• **Work instructions**
Lines that hold the string "React" are to be counted; give only their number.

• **Dataset content**
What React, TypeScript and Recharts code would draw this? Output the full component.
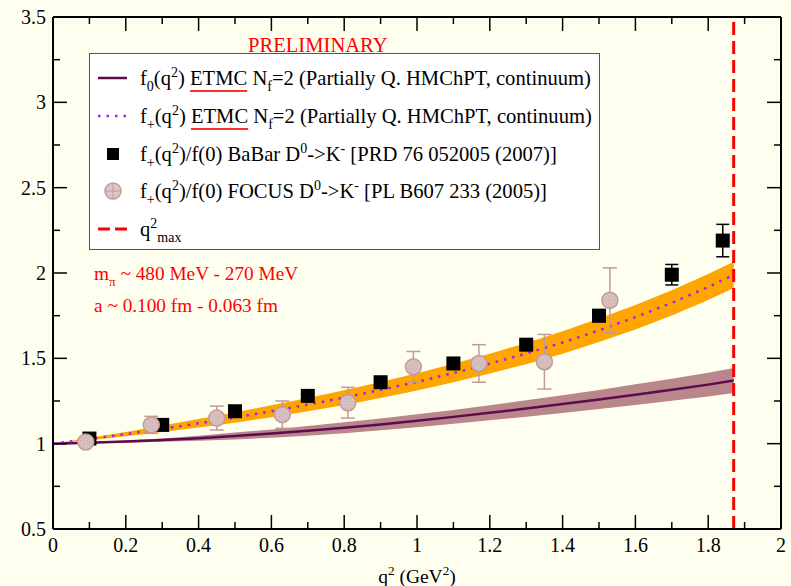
import React from 'react';
import {
  ComposedChart,
  XAxis,
  YAxis,
  Area,
  Line,
  Scatter,
  ErrorBar,
  ReferenceLine,
} from 'recharts';

// curve samples (q^2 in GeV^2)
const q2Grid = [0, 0.1, 0.2, 0.3, 0.4, 0.5, 0.6, 0.7, 0.8, 0.9, 1.0, 1.1, 1.2, 1.3, 1.4, 1.5, 1.6, 1.7, 1.8, 1.87];
const f0Mid = [1.0, 1.005, 1.012, 1.021, 1.032, 1.045, 1.059, 1.075, 1.093, 1.113, 1.134, 1.157, 1.181, 1.206, 1.232, 1.259, 1.287, 1.316, 1.346, 1.37];
const f0Lo = [1.0, 1.002, 1.006, 1.011, 1.017, 1.025, 1.035, 1.047, 1.061, 1.078, 1.096, 1.116, 1.137, 1.158, 1.18, 1.203, 1.226, 1.251, 1.276, 1.297];
const f0Hi = [1.0, 1.008, 1.018, 1.031, 1.047, 1.065, 1.083, 1.103, 1.125, 1.148, 1.172, 1.198, 1.225, 1.254, 1.284, 1.315, 1.348, 1.381, 1.416, 1.443];
const fpMid = [1.0, 1.027, 1.056, 1.087, 1.119, 1.153, 1.19, 1.229, 1.27, 1.315, 1.362, 1.414, 1.469, 1.528, 1.593, 1.664, 1.741, 1.825, 1.918, 1.989];
const fpLo = [1.0, 1.02, 1.043, 1.068, 1.094, 1.123, 1.155, 1.19, 1.227, 1.268, 1.312, 1.36, 1.411, 1.466, 1.527, 1.595, 1.669, 1.751, 1.842, 1.912];
const fpHi = [1.0, 1.034, 1.069, 1.106, 1.144, 1.183, 1.225, 1.268, 1.313, 1.362, 1.412, 1.468, 1.527, 1.59, 1.659, 1.733, 1.813, 1.899, 1.994, 2.066];

// BaBar D0->K-
const babarQ2 = [0.1, 0.3, 0.5, 0.7, 0.9, 1.1, 1.3, 1.5, 1.7, 1.84];
const babarVal = [1.03, 1.11, 1.19, 1.28, 1.36, 1.47, 1.58, 1.75, 1.99, 2.19];
const babarErr = [0.01, 0.01, 0.015, 0.02, 0.02, 0.025, 0.03, 0.035, 0.06, 0.095];

// FOCUS D0->K-
const focusQ2 = [0.09, 0.27, 0.45, 0.63, 0.81, 0.99, 1.17, 1.35, 1.53];
const focusVal = [1.01, 1.11, 1.15, 1.17, 1.24, 1.45, 1.47, 1.48, 1.84];
const focusErr = [0.02, 0.05, 0.07, 0.08, 0.09, 0.09, 0.11, 0.16, 0.19];

const qmax = 1.87;

const xTicks = [0, 0.1, 0.2, 0.3, 0.4, 0.5, 0.6, 0.7, 0.8, 0.9, 1, 1.1, 1.2, 1.3, 1.4, 1.5, 1.6, 1.7, 1.8, 1.9, 2];
const yTicks = [0.5, 0.75, 1, 1.25, 1.5, 1.75, 2, 2.25, 2.5, 2.75, 3, 3.25, 3.5];

const curve = q2Grid.map((q, i) => ({
  q2: q,
  f0: f0Mid[i],
  f0Band: [f0Lo[i], f0Hi[i]],
  fp: fpMid[i],
  fpBand: [fpLo[i], fpHi[i]],
}));
const babar = babarQ2.map((q, i) => ({ q2: q, v: babarVal[i], err: babarErr[i] }));
const focus = focusQ2.map((q, i) => ({ q2: q, v: focusVal[i], err: focusErr[i] }));

const SERIF = "'Liberation Serif', 'Times New Roman', serif";
const BG = '#fffff0';
const F0_COLOR = '#5c0b4f';
const F0_BAND = '#b8868b';
const FP_BAND = '#ffa500';
const FP_DOTS = '#a020f0';
const FOCUS_FILL = '#dcc6c6';
const FOCUS_EDGE = '#c29a9a';

const fmt = (v: number) => String(parseFloat(v.toFixed(2)));
const isMajorX = (v: number) => Math.round(v * 10) % 2 === 0;
const isMajorY = (v: number) => Math.round(v * 4) % 2 === 0;

const BottomTick = (p: any) => {
  const { x, y, payload } = p;
  const major = isMajorX(payload.value);
  return (
    <g>
      <line x1={x} y1={y} x2={x} y2={y - (major ? 14 : 7)} stroke="#000" strokeWidth={1.5} />
      {major && (
        <text x={x} y={y + 23} textAnchor="middle" fontSize={20} fontFamily={SERIF} fill="#000">
          {fmt(payload.value)}
        </text>
      )}
    </g>
  );
};

const TopTick = (p: any) => {
  const { x, y, payload } = p;
  const major = isMajorX(payload.value);
  return <line x1={x} y1={y} x2={x} y2={y + (major ? 14 : 7)} stroke="#000" strokeWidth={1.5} />;
};

const LeftTick = (p: any) => {
  const { x, y, payload } = p;
  const major = isMajorY(payload.value);
  return (
    <g>
      <line x1={x} y1={y} x2={x + (major ? 14 : 7)} y2={y} stroke="#000" strokeWidth={1.5} />
      {major && (
        <text x={x - 7} y={y} dy="0.35em" textAnchor="end" fontSize={20} fontFamily={SERIF} fill="#000">
          {fmt(payload.value)}
        </text>
      )}
    </g>
  );
};

const RightTick = (p: any) => {
  const { x, y, payload } = p;
  const major = isMajorY(payload.value);
  return <line x1={x} y1={y} x2={x - (major ? 14 : 7)} y2={y} stroke="#000" strokeWidth={1.5} />;
};

const SquareDot = (p: any) => {
  const { cx, cy } = p;
  if (cx == null || cy == null) return null;
  return <rect x={cx - 7} y={cy - 7} width={14} height={14} fill="#000" />;
};

const FocusDot = (p: any) => {
  const { cx, cy } = p;
  if (cx == null || cy == null) return null;
  return <circle cx={cx} cy={cy} r={8} fill="url(#hatch)" stroke={FOCUS_EDGE} strokeWidth={1.5} />;
};

const Sub = ({ children }: { children: React.ReactNode }) => (
  <span style={{ fontSize: '0.68em', position: 'relative', top: 6 }}>{children}</span>
);
const Sup = ({ children }: { children: React.ReactNode }) => (
  <span style={{ fontSize: '0.68em', position: 'relative', top: -8 }}>{children}</span>
);
const Etmc = () => (
  <span
    style={{
      textDecoration: 'underline',
      textDecorationColor: '#ff3030',
      textUnderlineOffset: 5,
      textDecorationThickness: 1.5,
    }}
  >
    ETMC
  </span>
);

const legendRows: { center: number; symbol: React.ReactNode; label: React.ReactNode }[] = [
  {
    center: 24,
    symbol: <line x1={0} y1={10} x2={29} y2={10} stroke={F0_COLOR} strokeWidth={2.5} />,
    label: (
      <>
        f<Sub>0</Sub>(q<Sup>2</Sup>) <Etmc /> N<Sub>f</Sub>=2 (Partially Q. HMChPT, continuum)
      </>
    ),
  },
  {
    center: 62,
    symbol: <line x1={0} y1={10} x2={29} y2={10} stroke={FP_DOTS} strokeWidth={2.5} strokeDasharray="2.5 6" />,
    label: (
      <>
        f<Sub>+</Sub>(q<Sup>2</Sup>) <Etmc /> N<Sub>f</Sub>=2 (Partially Q. HMChPT, continuum)
      </>
    ),
  },
  {
    center: 100,
    symbol: <rect x={9} y={4} width={12} height={12} fill="#000" />,
    label: (
      <>
        f<Sub>+</Sub>(q<Sup>2</Sup>)/f(0) BaBar D<Sup>0</Sup>-&gt;K<Sup>-</Sup> [PRD 76 052005 (2007)]
      </>
    ),
  },
  {
    center: 137,
    symbol: (
      <g>
        <circle cx={15} cy={10} r={8} fill={FOCUS_FILL} stroke={FOCUS_EDGE} strokeWidth={1.5} />
        <line x1={7} y1={10} x2={23} y2={10} stroke={FOCUS_EDGE} strokeWidth={1} />
        <line x1={15} y1={2} x2={15} y2={18} stroke={FOCUS_EDGE} strokeWidth={1} />
      </g>
    ),
    label: (
      <>
        f<Sub>+</Sub>(q<Sup>2</Sup>)/f(0) FOCUS D<Sup>0</Sup>-&gt;K<Sup>-</Sup> [PL B607 233 (2005)]
      </>
    ),
  },
  {
    center: 175,
    symbol: (
      <g>
        <line x1={0} y1={10} x2={12} y2={10} stroke="#ff0000" strokeWidth={3} />
        <line x1={17} y1={10} x2={29} y2={10} stroke="#ff0000" strokeWidth={3} />
      </g>
    ),
    label: (
      <>
        q<Sup>2</Sup>
        <Sub>max</Sub>
      </>
    ),
  },
];

export default function App() {
  return (
    <div
      style={{
        position: 'absolute',
        left: 0,
        top: 0,
        width: 791,
        height: 586,
        background: BG,
        fontFamily: SERIF,
        overflow: 'hidden',
      }}
    >
      <ComposedChart width={791} height={586} data={curve} margin={{ top: 0, right: 0, bottom: 0, left: 0 }}>
        <defs>
          <pattern id="hatch" width="3" height="3" patternUnits="userSpaceOnUse">
            <rect width="3" height="3" fill={FOCUS_FILL} />
            <path d="M0 0 L3 3 M3 0 L0 3" stroke="#c9aeae" strokeWidth={0.6} />
          </pattern>
        </defs>
        <XAxis
          dataKey="q2"
          type="number"
          domain={[0, 2]}
          ticks={xTicks}
          interval={0}
          height={57}
          tickSize={0}
          tickMargin={0}
          tick={(p: any) => <BottomTick {...p} />}
          axisLine={{ stroke: '#000', strokeWidth: 2 }}
          allowDataOverflow
        />
        <XAxis
          xAxisId="top"
          dataKey="q2"
          orientation="top"
          type="number"
          domain={[0, 2]}
          ticks={xTicks}
          interval={0}
          height={17}
          tickSize={0}
          tickMargin={0}
          tick={(p: any) => <TopTick {...p} />}
          axisLine={{ stroke: '#000', strokeWidth: 2 }}
          allowDataOverflow
        />
        <YAxis
          type="number"
          domain={[0.5, 3.5]}
          ticks={yTicks}
          interval={0}
          width={53}
          tickSize={0}
          tickMargin={0}
          tick={(p: any) => <LeftTick {...p} />}
          axisLine={{ stroke: '#000', strokeWidth: 2 }}
          allowDataOverflow
        />
        <YAxis
          yAxisId="right"
          orientation="right"
          type="number"
          domain={[0.5, 3.5]}
          ticks={yTicks}
          interval={0}
          width={10}
          tickSize={0}
          tickMargin={0}
          tick={(p: any) => <RightTick {...p} />}
          axisLine={{ stroke: '#000', strokeWidth: 2 }}
          allowDataOverflow
        />
        {/* carrier series so the mirrored frame axes get a scale */}
        <Line
          xAxisId="top"
          yAxisId="right"
          dataKey="fp"
          stroke="transparent"
          strokeWidth={0}
          dot={false}
          activeDot={false}
          legendType="none"
          isAnimationActive={false}
        />
        <Area
          dataKey="f0Band"
          stroke="none"
          fill={F0_BAND}
          fillOpacity={1}
          isAnimationActive={false}
          activeDot={false}
        />
        <Line dataKey="f0" stroke={F0_COLOR} strokeWidth={2.5} dot={false} activeDot={false} isAnimationActive={false} />
        <Area
          dataKey="fpBand"
          stroke="none"
          fill={FP_BAND}
          fillOpacity={1}
          isAnimationActive={false}
          activeDot={false}
        />
        <Line
          dataKey="fp"
          stroke={FP_DOTS}
          strokeWidth={2.5}
          strokeDasharray="2.5 6"
          dot={false}
          activeDot={false}
          isAnimationActive={false}
        />
        <ReferenceLine x={qmax} stroke="#ff0000" strokeWidth={3} strokeDasharray="13 6" />
        <Scatter data={babar} dataKey="v" shape={(p: any) => <SquareDot {...p} />} isAnimationActive={false}>
          <ErrorBar dataKey="err" direction="y" width={6.5} stroke="#000" strokeWidth={1.5} />
        </Scatter>
        <Scatter data={focus} dataKey="v" shape={(p: any) => <FocusDot {...p} />} isAnimationActive={false}>
          <ErrorBar dataKey="err" direction="y" width={7} stroke={FOCUS_EDGE} strokeWidth={1.5} />
        </Scatter>
      </ComposedChart>

      <div
        style={{
          position: 'absolute',
          left: 248,
          top: 33,
          fontSize: 20.6,
          lineHeight: '24px',
          color: '#ff0000',
          whiteSpace: 'nowrap',
        }}
      >
        PRELIMINARY
      </div>

      <div
        style={{
          position: 'absolute',
          left: 89,
          top: 53,
          width: 511,
          height: 197,
          boxSizing: 'border-box',
          background: '#fff',
          border: '1.5px solid #555',
        }}
      >
        {legendRows.map((r, i) => (
          <React.Fragment key={i}>
            <svg
              width={30}
              height={20}
              style={{ position: 'absolute', left: 8, top: r.center - 10 }}
            >
              {r.symbol}
            </svg>
            <div
              style={{
                position: 'absolute',
                left: 50,
                top: r.center - 12,
                fontSize: 20.6,
                lineHeight: '24px',
                whiteSpace: 'nowrap',
                color: '#000',
              }}
            >
              {r.label}
            </div>
          </React.Fragment>
        ))}
      </div>

      <div style={{ position: 'absolute', left: 94, top: 262, fontSize: 19.3, lineHeight: '24px', color: '#ff0000', whiteSpace: 'nowrap' }}>
        m<Sub>π</Sub> ~ 480 MeV - 270 MeV
      </div>
      <div style={{ position: 'absolute', left: 94, top: 294, fontSize: 19.3, lineHeight: '24px', color: '#ff0000', whiteSpace: 'nowrap' }}>
        a ~ 0.100 fm - 0.063 fm
      </div>

      <div
        style={{
          position: 'absolute',
          left: 317,
          width: 200,
          top: 565,
          fontSize: 19.5,
          lineHeight: '24px',
          textAlign: 'center',
          whiteSpace: 'nowrap',
          color: '#000',
        }}
      >
        q<Sup>2</Sup> (GeV<Sup>2</Sup>)
      </div>
    </div>
  );
}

• **The solution**
7